Andrei Alexandrescu <SeeWebsiteForEmail erdani.org> writes:

On 10/15/10 14:54 CDT, Kagamin wrote:
 Denis Koroskin Wrote:

 I think, it's better to inherit Stream from InputStream and OutputStream.
 Do you even need endOfStream? From my experience, it's ok to
 blocked-read and determine end when 0 is read. Even if you read from
 network, is there a point in non-blocking read?


 Probably, I think I'll try both ways and see which one turns out to be
 better.


 I should say, that implementation will be somewhat tricky, as different kinds
of streams handle reads beyond end in different ways. Say, reading from a pipe
whose write end is closed results in an error.

 Either way is fine with me. But I agree yours is handy, too.
 I was actually thinking about a plain ubyte[] read(); method:

 struct BufferedStream
 {
 	ubyte[] read(); // just give me something
 }


 Funny idea.
 Here we can also think about MemoryStream: when you have all the data in
memory, you don't need user side buffer, and can just return direct slice to
data as const(ubyte)[].


We've circled all the way back to ranges a la byChunk.

bool empty();
ubyte[] front();
void popFront();

Look ma, no copying, no fuss, no muss.

Whatever interface(s) we find work best for various kinds of streams, we 
should make them play nice with ranges. Burst streams (the kind that 
offer data in variable-size chunks) work great with a range interface.



Andrei

Oct 15 2010

Kagamin <spam here.lot> writes:

Andrei Alexandrescu Wrote:

 Whatever interface(s) we find work best for various kinds of streams, we 
 should make them play nice with ranges. Burst streams (the kind that 
 offer data in variable-size chunks) work great with a range interface.

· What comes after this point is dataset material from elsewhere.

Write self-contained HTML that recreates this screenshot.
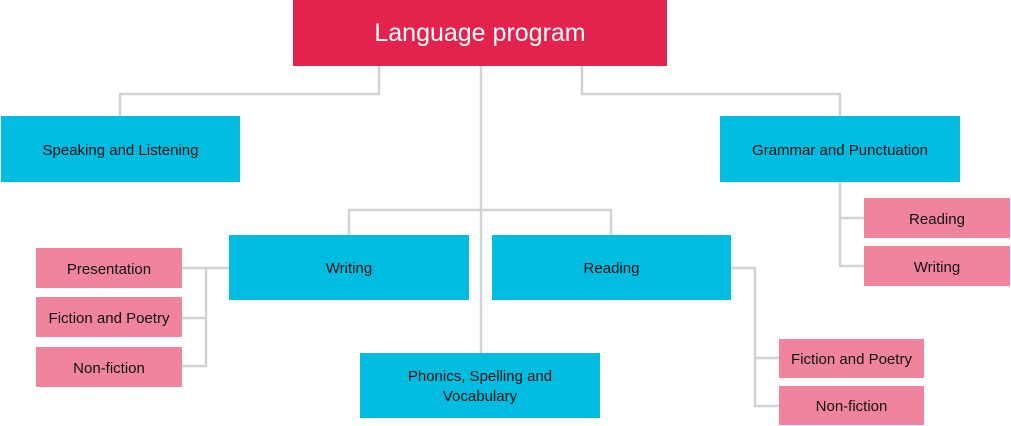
<!DOCTYPE html>
<html><head><style>
body{margin:0;width:1011px;height:426px;background:#fff;position:relative;overflow:hidden;font-family:"Liberation Sans",sans-serif;}
.b{position:absolute;display:flex;align-items:center;justify-content:center;text-align:center;color:#111;font-size:15px;line-height:20px;box-sizing:border-box;padding-top:3px;}
.c{background:#00bce0;}
.p{background:#f0849f;font-size:15px;}
svg{position:absolute;left:0;top:0;}
</style></head><body>
<svg width="1011" height="426"><g stroke="#d0d3d6" stroke-width="2.5" fill="none">
<polyline points="379,66 379,94 120,94 120,116"/>
<polyline points="582,66 582,94 840,94 840,116"/>
<line x1="481" y1="66" x2="481" y2="353"/>
<polyline points="349,235 349,210 611,210 611,235"/>
<line x1="229" y1="268" x2="182" y2="268"/>
<polyline points="206,268 206,366 182,366"/>
<line x1="206" y1="318" x2="182" y2="318"/>
<polyline points="840,182 840,266 864,266"/>
<line x1="840" y1="218" x2="864" y2="218"/>
<polyline points="731,268 755,268 755,406 779,406"/>
<line x1="755" y1="358" x2="779" y2="358"/>
</g></svg>
<div class="b" style="left:293px;top:0;width:374px;height:66px;background:#e4224e;color:#fff;font-size:25px;padding-top:0;">Language program</div>
<div class="b c" style="left:1px;top:116px;width:239px;height:66px;">Speaking and Listening</div>
<div class="b c" style="left:720px;top:116px;width:240px;height:66px;">Grammar and Punctuation</div>
<div class="b c" style="left:229px;top:235px;width:240px;height:65px;">Writing</div>
<div class="b c" style="left:492px;top:235px;width:239px;height:65px;">Reading</div>
<div class="b c" style="left:360px;top:353px;width:240px;height:65px;">Phonics, Spelling and<br>Vocabulary</div>
<div class="b p" style="left:36px;top:248px;width:146px;height:40px;">Presentation</div>
<div class="b p" style="left:36px;top:297px;width:146px;height:40px;">Fiction and Poetry</div>
<div class="b p" style="left:36px;top:347px;width:146px;height:40px;">Non-fiction</div>
<div class="b p" style="left:864px;top:198px;width:146px;height:40px;">Reading</div>
<div class="b p" style="left:864px;top:246px;width:146px;height:40px;">Writing</div>
<div class="b p" style="left:779px;top:339px;width:145px;height:39px;">Fiction and Poetry</div>
<div class="b p" style="left:779px;top:386px;width:145px;height:39px;">Non-fiction</div>
</body></html>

I was thinking about chunk size to be supplied by user like this

int readInt()
{
  ubyte[] buffer=read(4);
  assert(buffer.length==4); // can this trigger?
  return *cast(int*)buffer.ptr;
}

Oct 15 2010

Andrei Alexandrescu <SeeWebsiteForEmail erdani.org> writes:

On 10/15/10 15:54 CDT, Kagamin wrote:
 Andrei Alexandrescu Wrote:

 Whatever interface(s) we find work best for various kinds of streams, we
 should make them play nice with ranges. Burst streams (the kind that
 offer data in variable-size chunks) work great with a range interface.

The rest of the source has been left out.